[Data listing]
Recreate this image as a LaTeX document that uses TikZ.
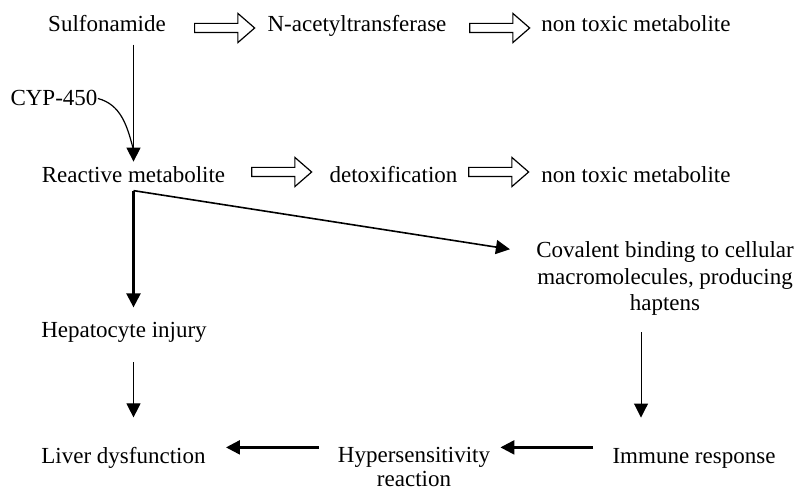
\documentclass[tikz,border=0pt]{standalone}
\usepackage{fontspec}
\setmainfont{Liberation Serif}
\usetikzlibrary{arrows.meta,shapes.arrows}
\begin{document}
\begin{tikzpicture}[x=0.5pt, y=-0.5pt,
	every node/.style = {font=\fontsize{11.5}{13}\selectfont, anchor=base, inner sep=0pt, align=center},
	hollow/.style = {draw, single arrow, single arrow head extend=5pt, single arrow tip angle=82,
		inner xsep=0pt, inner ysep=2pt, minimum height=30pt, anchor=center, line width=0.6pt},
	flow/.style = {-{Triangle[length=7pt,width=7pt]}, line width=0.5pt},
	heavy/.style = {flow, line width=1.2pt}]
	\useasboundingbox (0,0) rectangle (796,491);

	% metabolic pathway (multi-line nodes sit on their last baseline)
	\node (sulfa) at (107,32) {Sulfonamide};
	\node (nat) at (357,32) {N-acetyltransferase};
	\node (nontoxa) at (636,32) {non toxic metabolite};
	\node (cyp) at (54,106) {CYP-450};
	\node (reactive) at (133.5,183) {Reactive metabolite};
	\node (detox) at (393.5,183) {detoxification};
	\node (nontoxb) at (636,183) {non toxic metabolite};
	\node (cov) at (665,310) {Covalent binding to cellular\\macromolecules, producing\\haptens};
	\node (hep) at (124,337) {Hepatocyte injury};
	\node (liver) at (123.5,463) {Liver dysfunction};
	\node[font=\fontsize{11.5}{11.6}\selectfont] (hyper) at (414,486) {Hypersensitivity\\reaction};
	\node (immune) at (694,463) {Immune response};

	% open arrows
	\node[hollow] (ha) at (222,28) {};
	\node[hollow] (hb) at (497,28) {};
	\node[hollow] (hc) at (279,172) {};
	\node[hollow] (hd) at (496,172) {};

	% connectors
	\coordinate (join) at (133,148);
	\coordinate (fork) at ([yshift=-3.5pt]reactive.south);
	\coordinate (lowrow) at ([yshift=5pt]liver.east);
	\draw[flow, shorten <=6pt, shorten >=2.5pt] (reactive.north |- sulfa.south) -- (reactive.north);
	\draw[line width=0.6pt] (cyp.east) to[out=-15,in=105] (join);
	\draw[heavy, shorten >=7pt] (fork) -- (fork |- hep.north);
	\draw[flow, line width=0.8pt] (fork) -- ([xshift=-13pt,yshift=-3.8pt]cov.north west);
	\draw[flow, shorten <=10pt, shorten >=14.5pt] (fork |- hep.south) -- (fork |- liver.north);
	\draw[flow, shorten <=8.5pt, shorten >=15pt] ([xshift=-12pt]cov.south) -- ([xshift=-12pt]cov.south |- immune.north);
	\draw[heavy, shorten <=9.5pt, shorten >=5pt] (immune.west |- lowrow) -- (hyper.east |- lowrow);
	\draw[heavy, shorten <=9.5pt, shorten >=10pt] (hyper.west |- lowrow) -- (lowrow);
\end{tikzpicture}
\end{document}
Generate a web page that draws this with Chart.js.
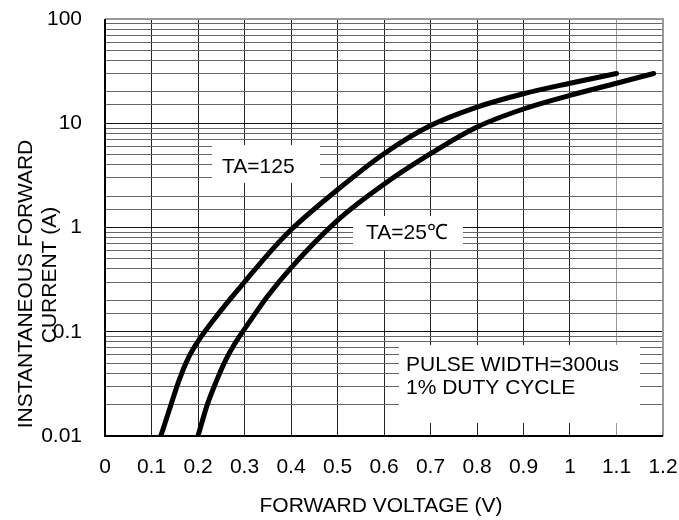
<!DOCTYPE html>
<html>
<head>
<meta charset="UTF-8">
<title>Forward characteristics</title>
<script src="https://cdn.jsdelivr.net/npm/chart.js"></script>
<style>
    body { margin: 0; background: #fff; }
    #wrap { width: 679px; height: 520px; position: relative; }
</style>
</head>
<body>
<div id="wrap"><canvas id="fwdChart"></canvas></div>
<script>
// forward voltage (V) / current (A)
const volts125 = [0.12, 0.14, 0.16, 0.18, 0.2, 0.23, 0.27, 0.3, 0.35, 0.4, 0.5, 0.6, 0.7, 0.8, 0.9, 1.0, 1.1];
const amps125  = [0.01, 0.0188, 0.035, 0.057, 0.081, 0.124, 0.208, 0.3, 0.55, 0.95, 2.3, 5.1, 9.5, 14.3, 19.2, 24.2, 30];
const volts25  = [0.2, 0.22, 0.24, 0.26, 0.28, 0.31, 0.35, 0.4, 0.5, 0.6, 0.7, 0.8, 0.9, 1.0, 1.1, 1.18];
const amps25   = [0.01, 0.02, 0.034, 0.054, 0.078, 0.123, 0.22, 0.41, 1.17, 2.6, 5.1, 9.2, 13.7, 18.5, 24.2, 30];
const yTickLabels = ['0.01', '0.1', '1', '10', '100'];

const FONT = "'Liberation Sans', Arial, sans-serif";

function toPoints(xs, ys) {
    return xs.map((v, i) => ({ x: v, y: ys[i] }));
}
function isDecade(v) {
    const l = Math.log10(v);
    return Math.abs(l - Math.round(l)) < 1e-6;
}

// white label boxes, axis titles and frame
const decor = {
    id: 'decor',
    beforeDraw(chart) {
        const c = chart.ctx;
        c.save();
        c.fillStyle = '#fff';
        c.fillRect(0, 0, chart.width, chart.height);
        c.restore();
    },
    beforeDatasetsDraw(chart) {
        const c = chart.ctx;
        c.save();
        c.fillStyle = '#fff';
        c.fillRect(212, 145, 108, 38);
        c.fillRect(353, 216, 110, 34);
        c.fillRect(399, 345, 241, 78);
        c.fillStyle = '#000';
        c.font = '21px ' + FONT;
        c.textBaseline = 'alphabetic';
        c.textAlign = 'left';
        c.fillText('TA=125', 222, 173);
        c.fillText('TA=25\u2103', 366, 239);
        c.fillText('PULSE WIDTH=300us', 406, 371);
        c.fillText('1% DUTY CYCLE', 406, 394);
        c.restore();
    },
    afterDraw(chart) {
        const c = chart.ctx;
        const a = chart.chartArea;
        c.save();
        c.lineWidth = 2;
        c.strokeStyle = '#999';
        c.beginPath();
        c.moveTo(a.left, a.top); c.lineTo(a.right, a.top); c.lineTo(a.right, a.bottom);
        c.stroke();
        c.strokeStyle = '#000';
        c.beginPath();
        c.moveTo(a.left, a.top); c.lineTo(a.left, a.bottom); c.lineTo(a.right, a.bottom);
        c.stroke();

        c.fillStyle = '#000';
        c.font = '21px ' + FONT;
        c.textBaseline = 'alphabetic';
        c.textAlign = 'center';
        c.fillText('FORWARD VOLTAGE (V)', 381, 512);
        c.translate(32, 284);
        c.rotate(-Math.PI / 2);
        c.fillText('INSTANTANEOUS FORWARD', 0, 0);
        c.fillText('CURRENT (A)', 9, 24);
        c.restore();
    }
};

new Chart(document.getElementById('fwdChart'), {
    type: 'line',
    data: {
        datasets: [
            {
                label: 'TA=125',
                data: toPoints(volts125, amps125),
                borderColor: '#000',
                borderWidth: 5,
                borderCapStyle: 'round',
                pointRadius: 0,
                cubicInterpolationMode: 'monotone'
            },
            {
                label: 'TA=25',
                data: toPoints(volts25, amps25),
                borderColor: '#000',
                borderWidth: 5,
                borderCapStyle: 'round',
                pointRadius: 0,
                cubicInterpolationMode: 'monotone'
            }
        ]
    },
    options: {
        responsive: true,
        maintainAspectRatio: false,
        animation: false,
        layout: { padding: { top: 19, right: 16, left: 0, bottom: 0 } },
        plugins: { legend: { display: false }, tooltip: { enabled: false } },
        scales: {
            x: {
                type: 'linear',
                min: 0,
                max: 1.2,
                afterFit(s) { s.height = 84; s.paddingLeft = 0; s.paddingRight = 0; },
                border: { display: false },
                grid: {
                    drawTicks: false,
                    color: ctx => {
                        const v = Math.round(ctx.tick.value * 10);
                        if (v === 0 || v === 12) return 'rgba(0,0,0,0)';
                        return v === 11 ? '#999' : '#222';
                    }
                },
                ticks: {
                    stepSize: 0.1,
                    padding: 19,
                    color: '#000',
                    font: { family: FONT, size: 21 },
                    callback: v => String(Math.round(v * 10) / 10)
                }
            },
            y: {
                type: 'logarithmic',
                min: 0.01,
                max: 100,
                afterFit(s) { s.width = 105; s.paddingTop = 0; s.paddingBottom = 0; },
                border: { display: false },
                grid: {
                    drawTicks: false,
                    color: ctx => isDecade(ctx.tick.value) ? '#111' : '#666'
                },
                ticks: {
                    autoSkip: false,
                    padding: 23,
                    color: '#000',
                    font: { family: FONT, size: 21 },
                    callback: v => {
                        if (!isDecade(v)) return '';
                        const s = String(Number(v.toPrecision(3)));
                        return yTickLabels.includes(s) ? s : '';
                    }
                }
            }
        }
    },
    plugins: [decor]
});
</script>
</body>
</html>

> **Task goal**
Without the pictures, return the listing above from its first line through the line that has "(immune) at (694,463)".

> **Worked answer**
Recreate this image as a LaTeX document that uses TikZ.
\documentclass[tikz,border=0pt]{standalone}
\usepackage{fontspec}
\setmainfont{Liberation Serif}
\usetikzlibrary{arrows.meta,shapes.arrows}
\begin{document}
\begin{tikzpicture}[x=0.5pt, y=-0.5pt,
	every node/.style = {font=\fontsize{11.5}{13}\selectfont, anchor=base, inner sep=0pt, align=center},
	hollow/.style = {draw, single arrow, single arrow head extend=5pt, single arrow tip angle=82,
		inner xsep=0pt, inner ysep=2pt, minimum height=30pt, anchor=center, line width=0.6pt},
	flow/.style = {-{Triangle[length=7pt,width=7pt]}, line width=0.5pt},
	heavy/.style = {flow, line width=1.2pt}]
	\useasboundingbox (0,0) rectangle (796,491);

	% metabolic pathway (multi-line nodes sit on their last baseline)
	\node (sulfa) at (107,32) {Sulfonamide};
	\node (nat) at (357,32) {N-acetyltransferase};
	\node (nontoxa) at (636,32) {non toxic metabolite};
	\node (cyp) at (54,106) {CYP-450};
	\node (reactive) at (133.5,183) {Reactive metabolite};
	\node (detox) at (393.5,183) {detoxification};
	\node (nontoxb) at (636,183) {non toxic metabolite};
	\node (cov) at (665,310) {Covalent binding to cellular\\macromolecules, producing\\haptens};
	\node (hep) at (124,337) {Hepatocyte injury};
	\node (liver) at (123.5,463) {Liver dysfunction};
	\node[font=\fontsize{11.5}{11.6}\selectfont] (hyper) at (414,486) {Hypersensitivity\\reaction};
	\node (immune) at (694,463) {Immune response};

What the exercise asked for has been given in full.